- Data excerpt:
++++++++++

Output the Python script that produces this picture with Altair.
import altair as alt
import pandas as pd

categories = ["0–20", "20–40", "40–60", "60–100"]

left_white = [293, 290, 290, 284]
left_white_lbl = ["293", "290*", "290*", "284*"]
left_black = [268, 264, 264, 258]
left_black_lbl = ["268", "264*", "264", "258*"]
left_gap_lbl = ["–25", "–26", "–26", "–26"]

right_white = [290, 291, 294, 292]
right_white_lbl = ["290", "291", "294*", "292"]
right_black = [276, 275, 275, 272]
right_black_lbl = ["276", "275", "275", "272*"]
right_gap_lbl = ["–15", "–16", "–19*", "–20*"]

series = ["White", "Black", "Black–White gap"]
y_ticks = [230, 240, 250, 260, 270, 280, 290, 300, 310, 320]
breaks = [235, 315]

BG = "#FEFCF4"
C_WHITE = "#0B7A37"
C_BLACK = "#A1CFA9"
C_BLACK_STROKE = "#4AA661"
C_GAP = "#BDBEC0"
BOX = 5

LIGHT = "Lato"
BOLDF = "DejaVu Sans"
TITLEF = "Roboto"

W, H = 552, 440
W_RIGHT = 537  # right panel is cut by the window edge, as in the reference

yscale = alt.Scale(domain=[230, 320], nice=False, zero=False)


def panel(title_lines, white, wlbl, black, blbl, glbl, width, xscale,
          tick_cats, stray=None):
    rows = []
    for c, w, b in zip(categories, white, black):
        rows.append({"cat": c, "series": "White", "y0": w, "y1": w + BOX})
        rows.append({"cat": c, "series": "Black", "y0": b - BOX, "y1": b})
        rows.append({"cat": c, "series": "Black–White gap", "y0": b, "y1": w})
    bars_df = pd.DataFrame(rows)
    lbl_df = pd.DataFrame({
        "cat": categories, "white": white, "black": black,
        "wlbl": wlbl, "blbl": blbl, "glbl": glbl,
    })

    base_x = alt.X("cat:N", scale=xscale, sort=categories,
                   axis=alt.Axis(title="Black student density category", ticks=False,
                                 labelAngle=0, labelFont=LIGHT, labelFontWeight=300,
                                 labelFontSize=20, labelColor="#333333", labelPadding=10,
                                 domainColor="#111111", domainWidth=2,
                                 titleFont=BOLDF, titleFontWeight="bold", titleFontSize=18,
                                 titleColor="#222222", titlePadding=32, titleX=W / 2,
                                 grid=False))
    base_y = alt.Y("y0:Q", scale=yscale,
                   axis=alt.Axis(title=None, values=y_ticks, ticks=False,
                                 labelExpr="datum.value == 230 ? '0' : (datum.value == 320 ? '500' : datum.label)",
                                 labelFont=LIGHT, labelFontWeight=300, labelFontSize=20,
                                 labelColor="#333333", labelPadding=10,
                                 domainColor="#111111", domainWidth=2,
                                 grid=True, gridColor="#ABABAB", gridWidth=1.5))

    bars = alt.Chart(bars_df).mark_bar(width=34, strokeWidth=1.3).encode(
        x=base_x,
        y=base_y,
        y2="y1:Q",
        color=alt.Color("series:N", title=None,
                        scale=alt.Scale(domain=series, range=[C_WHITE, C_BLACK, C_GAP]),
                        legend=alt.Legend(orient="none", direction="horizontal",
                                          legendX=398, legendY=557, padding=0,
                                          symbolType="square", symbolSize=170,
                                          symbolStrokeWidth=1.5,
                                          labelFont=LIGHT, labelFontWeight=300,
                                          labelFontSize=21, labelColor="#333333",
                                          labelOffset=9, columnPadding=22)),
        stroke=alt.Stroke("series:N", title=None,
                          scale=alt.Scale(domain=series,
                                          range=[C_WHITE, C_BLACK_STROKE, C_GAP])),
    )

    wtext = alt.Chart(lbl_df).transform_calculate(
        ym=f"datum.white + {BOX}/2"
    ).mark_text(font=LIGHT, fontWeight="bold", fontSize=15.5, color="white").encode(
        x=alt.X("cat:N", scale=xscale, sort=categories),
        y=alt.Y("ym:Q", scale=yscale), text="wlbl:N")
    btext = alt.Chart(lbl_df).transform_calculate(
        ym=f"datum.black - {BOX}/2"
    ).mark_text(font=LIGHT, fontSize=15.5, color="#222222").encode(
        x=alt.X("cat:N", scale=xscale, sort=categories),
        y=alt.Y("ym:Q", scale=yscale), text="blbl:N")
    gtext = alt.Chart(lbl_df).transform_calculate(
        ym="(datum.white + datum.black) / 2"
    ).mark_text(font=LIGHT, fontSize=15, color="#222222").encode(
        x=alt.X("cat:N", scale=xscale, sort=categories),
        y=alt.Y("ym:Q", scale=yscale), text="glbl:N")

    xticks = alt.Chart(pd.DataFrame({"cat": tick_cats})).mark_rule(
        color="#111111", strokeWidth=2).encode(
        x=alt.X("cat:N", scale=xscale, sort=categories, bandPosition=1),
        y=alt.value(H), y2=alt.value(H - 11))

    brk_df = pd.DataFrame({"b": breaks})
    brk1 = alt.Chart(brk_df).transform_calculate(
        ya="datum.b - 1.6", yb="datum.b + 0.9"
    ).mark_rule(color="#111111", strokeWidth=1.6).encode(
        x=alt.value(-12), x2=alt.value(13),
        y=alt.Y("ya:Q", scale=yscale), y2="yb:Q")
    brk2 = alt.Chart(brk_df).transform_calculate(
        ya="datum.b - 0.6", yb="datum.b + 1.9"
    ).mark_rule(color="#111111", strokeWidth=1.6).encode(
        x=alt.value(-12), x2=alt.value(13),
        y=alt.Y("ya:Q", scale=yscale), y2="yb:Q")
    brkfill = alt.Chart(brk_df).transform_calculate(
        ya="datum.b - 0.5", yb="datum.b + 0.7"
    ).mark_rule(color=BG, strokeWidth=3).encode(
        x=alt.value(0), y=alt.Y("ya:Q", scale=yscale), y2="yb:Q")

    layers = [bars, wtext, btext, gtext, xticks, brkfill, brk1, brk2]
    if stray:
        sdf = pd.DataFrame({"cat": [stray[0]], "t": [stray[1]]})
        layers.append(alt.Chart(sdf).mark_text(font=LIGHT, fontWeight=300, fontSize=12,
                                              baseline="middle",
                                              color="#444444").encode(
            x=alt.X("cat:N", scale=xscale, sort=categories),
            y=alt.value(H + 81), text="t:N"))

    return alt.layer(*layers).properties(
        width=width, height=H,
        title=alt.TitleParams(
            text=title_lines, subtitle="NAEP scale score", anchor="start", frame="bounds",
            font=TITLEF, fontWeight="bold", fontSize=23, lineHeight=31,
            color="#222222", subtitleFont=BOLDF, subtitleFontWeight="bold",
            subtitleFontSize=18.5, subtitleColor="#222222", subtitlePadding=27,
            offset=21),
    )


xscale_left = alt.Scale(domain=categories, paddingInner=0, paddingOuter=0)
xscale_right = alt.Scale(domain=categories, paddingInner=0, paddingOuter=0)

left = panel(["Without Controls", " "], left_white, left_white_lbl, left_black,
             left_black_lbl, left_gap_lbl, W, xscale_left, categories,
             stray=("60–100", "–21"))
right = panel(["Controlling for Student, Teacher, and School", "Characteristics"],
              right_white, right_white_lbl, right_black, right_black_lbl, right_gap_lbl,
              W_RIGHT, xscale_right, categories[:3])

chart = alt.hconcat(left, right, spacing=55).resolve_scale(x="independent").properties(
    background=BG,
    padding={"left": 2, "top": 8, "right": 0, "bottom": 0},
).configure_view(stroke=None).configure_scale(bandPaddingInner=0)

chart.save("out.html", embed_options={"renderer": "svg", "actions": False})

++++++++++

- Problem to solve: Copy out all of the data exactly, leaving nothing out.

- Response to the exercise:
Output the Python script that produces this picture with Altair.
import altair as alt
import pandas as pd

categories = ["0–20", "20–40", "40–60", "60–100"]

left_white = [293, 290, 290, 284]
left_white_lbl = ["293", "290*", "290*", "284*"]
left_black = [268, 264, 264, 258]
left_black_lbl = ["268", "264*", "264", "258*"]
left_gap_lbl = ["–25", "–26", "–26", "–26"]

right_white = [290, 291, 294, 292]
right_white_lbl = ["290", "291", "294*", "292"]
right_black = [276, 275, 275, 272]
right_black_lbl = ["276", "275", "275", "272*"]
right_gap_lbl = ["–15", "–16", "–19*", "–20*"]

series = ["White", "Black", "Black–White gap"]
y_ticks = [230, 240, 250, 260, 270, 280, 290, 300, 310, 320]
breaks = [235, 315]

BG = "#FEFCF4"
C_WHITE = "#0B7A37"
C_BLACK = "#A1CFA9"
C_BLACK_STROKE = "#4AA661"
C_GAP = "#BDBEC0"
BOX = 5

LIGHT = "Lato"
BOLDF = "DejaVu Sans"
TITLEF = "Roboto"

W, H = 552, 440
W_RIGHT = 537  # right panel is cut by the window edge, as in the reference

yscale = alt.Scale(domain=[230, 320], nice=False, zero=False)


def panel(title_lines, white, wlbl, black, blbl, glbl, width, xscale,
          tick_cats, stray=None):
    rows = []
    for c, w, b in zip(categories, white, black):
        rows.append({"cat": c, "series": "White", "y0": w, "y1": w + BOX})
        rows.append({"cat": c, "series": "Black", "y0": b - BOX, "y1": b})
        rows.append({"cat": c, "series": "Black–White gap", "y0": b, "y1": w})
    bars_df = pd.DataFrame(rows)
    lbl_df = pd.DataFrame({
        "cat": categories, "white": white, "black": black,
        "wlbl": wlbl, "blbl": blbl, "glbl": glbl,
    })

    base_x = alt.X("cat:N", scale=xscale, sort=categories,
                   axis=alt.Axis(title="Black student density category", ticks=False,
                                 labelAngle=0, labelFont=LIGHT, labelFontWeight=300,
                                 labelFontSize=20, labelColor="#333333", labelPadding=10,
                                 domainColor="#111111", domainWidth=2,
                                 titleFont=BOLDF, titleFontWeight="bold", titleFontSize=18,
                                 titleColor="#222222", titlePadding=32, titleX=W / 2,
                                 grid=False))
    base_y = alt.Y("y0:Q", scale=yscale,
                   axis=alt.Axis(title=None, values=y_ticks, ticks=False,
                                 labelExpr="datum.value == 230 ? '0' : (datum.value == 320 ? '500' : datum.label)",
                                 labelFont=LIGHT, labelFontWeight=300, labelFontSize=20,
                                 labelColor="#333333", labelPadding=10,
                                 domainColor="#111111", domainWidth=2,
                                 grid=True, gridColor="#ABABAB", gridWidth=1.5))

    bars = alt.Chart(bars_df).mark_bar(width=34, strokeWidth=1.3).encode(
        x=base_x,
        y=base_y,
        y2="y1:Q",
        color=alt.Color("series:N", title=None,
                        scale=alt.Scale(domain=series, range=[C_WHITE, C_BLACK, C_GAP]),
                        legend=alt.Legend(orient="none", direction="horizontal",
                                          legendX=398, legendY=557, padding=0,
                                          symbolType="square", symbolSize=170,
                                          symbolStrokeWidth=1.5,
                                          labelFont=LIGHT, labelFontWeight=300,
                                          labelFontSize=21, labelColor="#333333",
                                          labelOffset=9, columnPadding=22)),
        stroke=alt.Stroke("series:N", title=None,
                          scale=alt.Scale(domain=series,
                                          range=[C_WHITE, C_BLACK_STROKE, C_GAP])),
    )

    wtext = alt.Chart(lbl_df).transform_calculate(
        ym=f"datum.white + {BOX}/2"
    ).mark_text(font=LIGHT, fontWeight="bold", fontSize=15.5, color="white").encode(
        x=alt.X("cat:N", scale=xscale, sort=categories),
        y=alt.Y("ym:Q", scale=yscale), text="wlbl:N")
    btext = alt.Chart(lbl_df).transform_calculate(
        ym=f"datum.black - {BOX}/2"
    ).mark_text(font=LIGHT, fontSize=15.5, color="#222222").encode(
        x=alt.X("cat:N", scale=xscale, sort=categories),
        y=alt.Y("ym:Q", scale=yscale), text="blbl:N")
    gtext = alt.Chart(lbl_df).transform_calculate(
        ym="(datum.white + datum.black) / 2"
    ).mark_text(font=LIGHT, fontSize=15, color="#222222").encode(
        x=alt.X("cat:N", scale=xscale, sort=categories),
        y=alt.Y("ym:Q", scale=yscale), text="glbl:N")

    xticks = alt.Chart(pd.DataFrame({"cat": tick_cats})).mark_rule(
        color="#111111", strokeWidth=2).encode(
        x=alt.X("cat:N", scale=xscale, sort=categories, bandPosition=1),
        y=alt.value(H), y2=alt.value(H - 11))

    brk_df = pd.DataFrame({"b": breaks})
    brk1 = alt.Chart(brk_df).transform_calculate(
        ya="datum.b - 1.6", yb="datum.b + 0.9"
    ).mark_rule(color="#111111", strokeWidth=1.6).encode(
        x=alt.value(-12), x2=alt.value(13),
        y=alt.Y("ya:Q", scale=yscale), y2="yb:Q")
    brk2 = alt.Chart(brk_df).transform_calculate(
        ya="datum.b - 0.6", yb="datum.b + 1.9"
    ).mark_rule(color="#111111", strokeWidth=1.6).encode(
        x=alt.value(-12), x2=alt.value(13),
        y=alt.Y("ya:Q", scale=yscale), y2="yb:Q")
    brkfill = alt.Chart(brk_df).transform_calculate(
        ya="datum.b - 0.5", yb="datum.b + 0.7"
    ).mark_rule(color=BG, strokeWidth=3).encode(
        x=alt.value(0), y=alt.Y("ya:Q", scale=yscale), y2="yb:Q")

    layers = [bars, wtext, btext, gtext, xticks, brkfill, brk1, brk2]
    if stray:
        sdf = pd.DataFrame({"cat": [stray[0]], "t": [stray[1]]})
        layers.append(alt.Chart(sdf).mark_text(font=LIGHT, fontWeight=300, fontSize=12,
                                              baseline="middle",
                                              color="#444444").encode(
            x=alt.X("cat:N", scale=xscale, sort=categories),
            y=alt.value(H + 81), text="t:N"))

    return alt.layer(*layers).properties(
        width=width, height=H,
        title=alt.TitleParams(
            text=title_lines, subtitle="NAEP scale score", anchor="start", frame="bounds",
            font=TITLEF, fontWeight="bold", fontSize=23, lineHeight=31,
            color="#222222", subtitleFont=BOLDF, subtitleFontWeight="bold",
            subtitleFontSize=18.5, subtitleColor="#222222", subtitlePadding=27,
            offset=21),
    )


xscale_left = alt.Scale(domain=categories, paddingInner=0, paddingOuter=0)
xscale_right = alt.Scale(domain=categories, paddingInner=0, paddingOuter=0)

left = panel(["Without Controls", " "], left_white, left_white_lbl, left_black,
             left_black_lbl, left_gap_lbl, W, xscale_left, categories,
             stray=("60–100", "–21"))
right = panel(["Controlling for Student, Teacher, and School", "Characteristics"],
              right_white, right_white_lbl, right_black, right_black_lbl, right_gap_lbl,
              W_RIGHT, xscale_right, categories[:3])

chart = alt.hconcat(left, right, spacing=55).resolve_scale(x="independent").properties(
    background=BG,
    padding={"left": 2, "top": 8, "right": 0, "bottom": 0},
).configure_view(stroke=None).configure_scale(bandPaddingInner=0)

chart.save("out.html", embed_options={"renderer": "svg", "actions": False})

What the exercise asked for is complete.